── Given data ──

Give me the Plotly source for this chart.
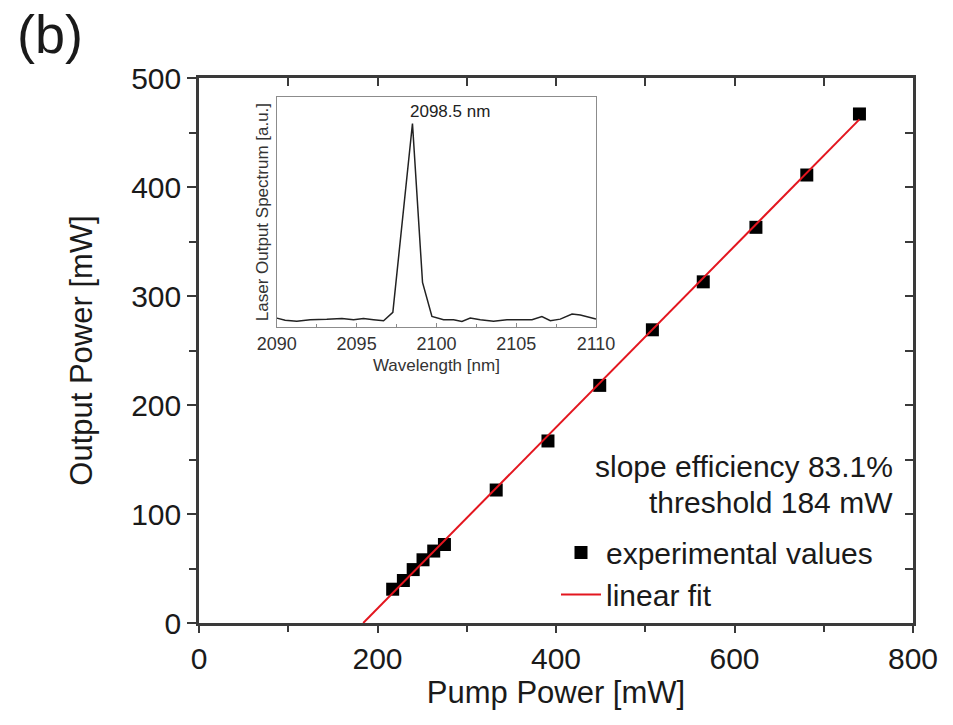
import plotly.graph_objects as go

# Laser output vs. pump power (measured)
pump_mw = [217, 229, 240, 251, 263, 275, 333, 391, 449, 508, 565, 624, 681, 740]
output_mw = [31, 39, 49, 58, 66, 72, 122, 167, 218, 269, 313, 363, 411, 467]

# Linear fit parameters
slope_eff = 0.831
threshold_mw = 184

# Laser output spectrum (normalised)
wavelength_nm = [2090.0, 2090.52, 2091.25, 2092.09, 2093.13, 2094.08, 2094.81, 2095.43,
                 2096.06, 2096.69, 2097.27, 2098.5, 2099.13, 2099.72, 2100.45, 2101.08,
                 2101.6, 2102.12, 2102.75, 2103.58, 2104.42, 2105.26, 2105.99, 2106.61,
                 2107.14, 2107.76, 2108.5, 2109.02, 2109.54, 2110.0]
spectrum_au = [0.044, 0.033, 0.028, 0.036, 0.038, 0.042, 0.036, 0.042,
               0.036, 0.031, 0.072, 1.0, 0.219, 0.052, 0.036, 0.036,
               0.028, 0.044, 0.036, 0.028, 0.036, 0.036, 0.036, 0.052,
               0.031, 0.039, 0.064, 0.059, 0.047, 0.039]
peak_label = "2098.5 nm"

fit_x = [threshold_mw, max(pump_mw)]
fit_y = [slope_eff * (x - threshold_mw) for x in fit_x]

FONT = "Liberation Sans, Arial, sans-serif"
AX = "#3a3a3a"
TXT = "#1a1a1a"
INSET = "#8c8c8c"

fig = go.Figure()

fig.add_trace(go.Scatter(
    x=pump_mw, y=output_mw, mode="markers", name="experimental values",
    marker=dict(symbol="square", size=13, color="black"),
    xaxis="x", yaxis="y",
))
fig.add_trace(go.Scatter(
    x=fit_x, y=fit_y, mode="lines", name="linear fit",
    line=dict(color="#e3161f", width=2),
    xaxis="x2", yaxis="y2",
))
fig.add_trace(go.Scatter(
    x=wavelength_nm, y=spectrum_au, mode="lines", showlegend=False,
    line=dict(color="#222222", width=1.5),
    xaxis="x3", yaxis="y3",
))

main_x = dict(range=[0, 800], domain=[0, 1])
main_y = dict(range=[0, 500], domain=[0, 1])

fig.update_layout(
    width=953, height=725,
    margin=dict(l=199, r=40, t=78, b=102),
    paper_bgcolor="white", plot_bgcolor="white",
    font=dict(family=FONT, color=TXT, size=30),
    xaxis=dict(
        **main_x, anchor="y", showgrid=False, zeroline=False,
        showline=True, linecolor=AX, linewidth=2.5,
        ticks="outside", ticklen=7, tickwidth=2, tickcolor=AX,
        dtick=200, tick0=0, tickfont=dict(size=30),
        minor=dict(dtick=100, ticks="outside", ticklen=6, tickwidth=2, tickcolor=AX),
        title=dict(text="Pump Power [mW]", font=dict(size=31), standoff=4),
    ),
    yaxis=dict(
        **main_y, anchor="x", showgrid=False, zeroline=False,
        showline=True, linecolor=AX, linewidth=2.5,
        ticks="outside", ticklen=9, tickwidth=2, tickcolor=AX,
        dtick=100, tick0=0, tickfont=dict(size=30),
        minor=dict(dtick=50, ticks="outside", ticklen=7, tickwidth=2, tickcolor=AX),
        title=dict(text="Output Power [mW]", font=dict(size=31), standoff=30),
    ),
    xaxis2=dict(
        **main_x, overlaying="x", side="top", anchor="y2", showgrid=False,
        zeroline=False, showline=True, linecolor=AX, linewidth=2.5,
        ticks="inside", ticklen=8, tickwidth=2, tickcolor=AX,
        dtick=100, showticklabels=False,
    ),
    yaxis2=dict(
        **main_y, overlaying="y", side="right", anchor="x2", showgrid=False,
        zeroline=False, showline=True, linecolor=AX, linewidth=2.5,
        ticks="inside", ticklen=8, tickwidth=2, tickcolor=AX,
        dtick=50, showticklabels=False,
    ),
    xaxis3=dict(
        domain=[0.109, 0.556], anchor="y3", range=[2090, 2110],
        showgrid=False, zeroline=False, showline=True, linecolor=INSET,
        linewidth=1, mirror=True, ticks="inside", ticklen=4, tickcolor=INSET,
        dtick=5, tick0=2090, tickfont=dict(size=18, color="#333333"),
        minor=dict(dtick=2.5, ticks="inside", ticklen=3, tickcolor=INSET),
        title=dict(text="Wavelength [nm]", font=dict(size=17, color="#333333"), standoff=6),
    ),
    yaxis3=dict(
        domain=[0.543, 0.965], anchor="x3", range=[0, 1.13],
        showgrid=False, zeroline=False, showline=True, linecolor=INSET,
        linewidth=1, mirror=True, ticks="", showticklabels=False,
        title=dict(text="Laser Output Spectrum [a.u.]", font=dict(size=17, color="#333333"),
                   standoff=2),
    ),
    legend=dict(
        x=0.5, y=0.177, xanchor="left", yanchor="top",
        bgcolor="rgba(0,0,0,0)", font=dict(size=30, color=TXT),
        tracegroupgap=0, itemwidth=40,
    ),
    showlegend=True,
)

fig.add_annotation(
    xref="x3", yref="y3", x=2098.5, y=1.0, text=peak_label, showarrow=False,
    yanchor="bottom", xanchor="left", xshift=-4, yshift=1,
    font=dict(size=17, color="#222222"),
)
fig.add_annotation(
    xref="paper", yref="paper", x=0.975, y=0.288, xanchor="right", yanchor="middle",
    text=f"slope efficiency {slope_eff * 100:.1f}%", showarrow=False,
    font=dict(size=30, color=TXT),
)
fig.add_annotation(
    xref="paper", yref="paper", x=0.975, y=0.222, xanchor="right", yanchor="middle",
    text=f"threshold {threshold_mw} mW", showarrow=False,
    font=dict(size=30, color=TXT),
)
fig.add_annotation(
    xref="paper", yref="paper", x=-0.258, y=1.14, xanchor="left", yanchor="top",
    text="(b)", showarrow=False, font=dict(size=54, color=TXT),
)

fig.write_html("out.html")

───

→ **To do**:
Every line from the top of the material above through the line with "fig = go.Figure()" should be duplicated exactly, please; leave out the pictures.

→ **Expected output**:
Give me the Plotly source for this chart.
import plotly.graph_objects as go

# Laser output vs. pump power (measured)
pump_mw = [217, 229, 240, 251, 263, 275, 333, 391, 449, 508, 565, 624, 681, 740]
output_mw = [31, 39, 49, 58, 66, 72, 122, 167, 218, 269, 313, 363, 411, 467]

# Linear fit parameters
slope_eff = 0.831
threshold_mw = 184

# Laser output spectrum (normalised)
wavelength_nm = [2090.0, 2090.52, 2091.25, 2092.09, 2093.13, 2094.08, 2094.81, 2095.43,
                 2096.06, 2096.69, 2097.27, 2098.5, 2099.13, 2099.72, 2100.45, 2101.08,
                 2101.6, 2102.12, 2102.75, 2103.58, 2104.42, 2105.26, 2105.99, 2106.61,
                 2107.14, 2107.76, 2108.5, 2109.02, 2109.54, 2110.0]
spectrum_au = [0.044, 0.033, 0.028, 0.036, 0.038, 0.042, 0.036, 0.042,
               0.036, 0.031, 0.072, 1.0, 0.219, 0.052, 0.036, 0.036,
               0.028, 0.044, 0.036, 0.028, 0.036, 0.036, 0.036, 0.052,
               0.031, 0.039, 0.064, 0.059, 0.047, 0.039]
peak_label = "2098.5 nm"

fit_x = [threshold_mw, max(pump_mw)]
fit_y = [slope_eff * (x - threshold_mw) for x in fit_x]

FONT = "Liberation Sans, Arial, sans-serif"
AX = "#3a3a3a"
TXT = "#1a1a1a"
INSET = "#8c8c8c"

fig = go.Figure()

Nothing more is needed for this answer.